Trust takes years to build, seconds to break, and forever to repair”

Best Answer

You have accurately captured the complaints I have. Please revert to the old sleep tracker till these complaints are addressed. 

Best Answer

I agree with the comments that have been posted so far and want to emphasize the need to bring back the sleep efficiency %.  I have serious sleep issues, and the % of sleep helps me simply guage which sleep-tactics are working better than others.

 

Please bring it back.

 

Thank you

Best Answer

@MatthewFitbit Your point that you don't have personal involvement in product development is valid; I've directed criticism at the support and moderation staff for their own shortcomings, and tried to keep the technical context directed away from the people on the front line.

 

As for "inflammatory posts", I've seen a range of ire here.  People have posted everything from that support is utterly-unhelpful to claiming they're staffed with the lowest-paid, least-educated cretins the company can find (which is really unfair; maybe they're simply inexperienced and put under pressures like having their time in calls taken as a performance metric—we don't know if these people are rewarded for short calls and punished for long calls).  They've even continued to file that complaint while I was writing this.

 

Obviously, those criticisms range from civil to not-so-civil.

 

These complaints arise because the tone of support ranges from dismissive to condescending.  Approximately every single person in the world is most-concerned with how they're treated, even though interfacing with another human being is extremely-temporary.

 

People want to feel important, and instead they get a distinctly-familiar impression from Fitbit support.  This is especially true when support representatives make obviously-boilerplate statements about the changes being driven by user feedback which nobody can attest to having provided, or see a mechanism for Fitbit to have measured—in which case support is obviously lying, although we don't know if they're trained to make those statements in response to specific categories of inquiries.  It doesn't matter; the customer feels like they're being ignored and passed off, and becomes angry.

 

Your company will be hailed as a top-tier, best-of-breed business if it screws up technically at every corner but brings users to believe they're important and moves to fix those screw-ups.  If you do the best job in the industry but misstep on public relations, you'll be permanently marked as one of the worst-run, lowest-grade suppliers in your market, with every technical hickup—however minor—seen as another example of how little you care about your users.

 

In other words:  inflammatory posts are mainly because people perceive support as trying to shuffle them through the queue and get them out of their hair.  There are bad customers; but a surge in negative customer sentiment is generally your fault.  It doesn't help matters when people aren't allowed to comment on the poor handling of support without being told they're being inflammatory and having their posts removed.

 

It's important to keep order; this is most-effectively accomplished by working to understand why there is disorder.  If the problem seems to get worse when you talk, look for a communications problem—you would be surprised how many problems are simply communications failures.

 

Since my own communications abilities are pretty crap, I'll leave you with some reading material and hope you can fold new knowledge into your daily activities, or convince management to do things the right way.  You might notice I'm pretty bad at this; I need review and study, but I'm also schizoid and don't actually care about social connections.  I mainly want to get things done, and need technical goals rather than friends.

 

  • How to Win Friends and Influence People, the audiobook.  The gold standard.  This is context for dealing with people.  Avoid the "in the Digital Age" version.  Necessary read—for approximately everyone.
  • A Sixth Sense for Project Management, in hardcover.  This is the soft-skills book for the new knowledge area of Stakeholder Management.  Less-necessary, although you might find it interesting.
  • Managing Project Stakeholders, also in hardcover.  This is the problem today.  If you want to know what happened here, read this book cover-to-cover.  These people out here throwing chairs and making angry posts?  They're your stakeholders.  Somebody at Fitbit didn't properly manage project stakeholders—they didn't include us—and the project failed.

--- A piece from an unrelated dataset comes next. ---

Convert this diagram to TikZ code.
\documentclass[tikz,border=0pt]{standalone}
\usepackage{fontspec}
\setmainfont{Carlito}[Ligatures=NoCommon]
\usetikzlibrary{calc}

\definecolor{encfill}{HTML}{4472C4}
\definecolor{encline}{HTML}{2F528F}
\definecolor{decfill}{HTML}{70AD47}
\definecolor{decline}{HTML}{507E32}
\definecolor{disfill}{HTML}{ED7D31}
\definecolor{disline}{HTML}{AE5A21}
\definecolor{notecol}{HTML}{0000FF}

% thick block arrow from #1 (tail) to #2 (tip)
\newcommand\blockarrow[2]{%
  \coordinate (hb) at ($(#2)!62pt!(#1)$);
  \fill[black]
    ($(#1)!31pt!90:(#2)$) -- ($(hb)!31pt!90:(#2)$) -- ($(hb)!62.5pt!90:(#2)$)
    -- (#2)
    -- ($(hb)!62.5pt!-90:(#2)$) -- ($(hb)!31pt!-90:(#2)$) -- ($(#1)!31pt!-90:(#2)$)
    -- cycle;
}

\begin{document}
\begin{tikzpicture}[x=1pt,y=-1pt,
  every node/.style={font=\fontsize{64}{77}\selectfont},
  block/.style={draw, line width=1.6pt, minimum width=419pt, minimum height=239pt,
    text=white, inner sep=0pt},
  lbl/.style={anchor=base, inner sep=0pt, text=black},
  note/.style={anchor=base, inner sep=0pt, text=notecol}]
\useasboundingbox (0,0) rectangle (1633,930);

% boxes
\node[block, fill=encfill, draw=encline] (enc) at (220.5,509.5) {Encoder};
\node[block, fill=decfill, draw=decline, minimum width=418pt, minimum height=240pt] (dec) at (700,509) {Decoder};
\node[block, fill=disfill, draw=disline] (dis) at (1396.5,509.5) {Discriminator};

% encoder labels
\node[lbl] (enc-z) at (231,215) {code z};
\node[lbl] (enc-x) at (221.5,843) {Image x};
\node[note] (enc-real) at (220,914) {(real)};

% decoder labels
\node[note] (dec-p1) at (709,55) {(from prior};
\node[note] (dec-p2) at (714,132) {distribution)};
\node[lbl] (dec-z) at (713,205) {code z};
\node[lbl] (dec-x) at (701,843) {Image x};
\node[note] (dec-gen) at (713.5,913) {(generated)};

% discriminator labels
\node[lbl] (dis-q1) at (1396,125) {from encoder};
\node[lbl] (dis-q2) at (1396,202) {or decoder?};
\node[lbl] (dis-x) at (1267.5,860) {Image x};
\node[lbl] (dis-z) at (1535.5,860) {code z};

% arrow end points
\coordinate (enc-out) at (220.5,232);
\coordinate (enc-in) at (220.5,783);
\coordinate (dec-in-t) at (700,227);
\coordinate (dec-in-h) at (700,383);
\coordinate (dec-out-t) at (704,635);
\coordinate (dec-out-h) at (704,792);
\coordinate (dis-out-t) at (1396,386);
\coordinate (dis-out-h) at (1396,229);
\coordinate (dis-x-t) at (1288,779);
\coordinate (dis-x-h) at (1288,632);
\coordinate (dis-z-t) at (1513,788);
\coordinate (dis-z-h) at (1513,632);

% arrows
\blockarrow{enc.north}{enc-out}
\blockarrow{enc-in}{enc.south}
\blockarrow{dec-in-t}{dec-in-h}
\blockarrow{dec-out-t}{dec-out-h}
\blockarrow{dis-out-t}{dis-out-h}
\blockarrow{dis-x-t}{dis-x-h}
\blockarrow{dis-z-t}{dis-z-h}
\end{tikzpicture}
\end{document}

That last one is the technical reason for today's angry phone calls and sternly-written letters.

 

I put in a FR to roll back the change because the people who actually use the sleep tracking functionality don't want to use the product you delivered.  At the very least, the option to use the old version should have been kept, so you can gather metrics on how many users are switching back; instead, Fitbit seems to have decided on leaving users stranded with something they don't want.

 

Maybe you'll get it sorted in a month and roll all the old features back in.  In the mean time, users will feel more and more that their needs are ignored and that they are unimportant.  Many have already announced that we're delaying purchases of newer trackers, or not planning to purchase them at all, or simply moving to another product because we don't have any consumer confidence in Fitbit as a company anymore.  By forcing this new, unaccepted deliverable onto users until you can remediate their concerns, you are pushing them to solidify those decisions—and pushing more users to work their way away from the Fitbit product line.

 

That is what stakeholder management is about.  That's what hasn't been done here.  That's why the project failed, delivering its product only to receive a hail of stones and debris as users attempt to chase you off and take back what they had before.

 

As I said:  this is all internal and not under your control as support.  Unfortunately, as support, you're our channel to tell the company what they're doing wrong.  I don't make a habit of shooting the messenger, but I do occasionally recommend you lean a little out of the way when the pitchforks and torches start coming; at times like this, you want to be as much of a conduit as you can.  If they want you to be PR, they can pay you more.

Best Answer

Why change what was working great to begin with?  I have liked everything with the online dashboard up until now. My sleep score was one of the things that I looked at everyday and now it is not there, and this makes it easier to think about looking at other trackers that are on the market.  BAD MOVE!!!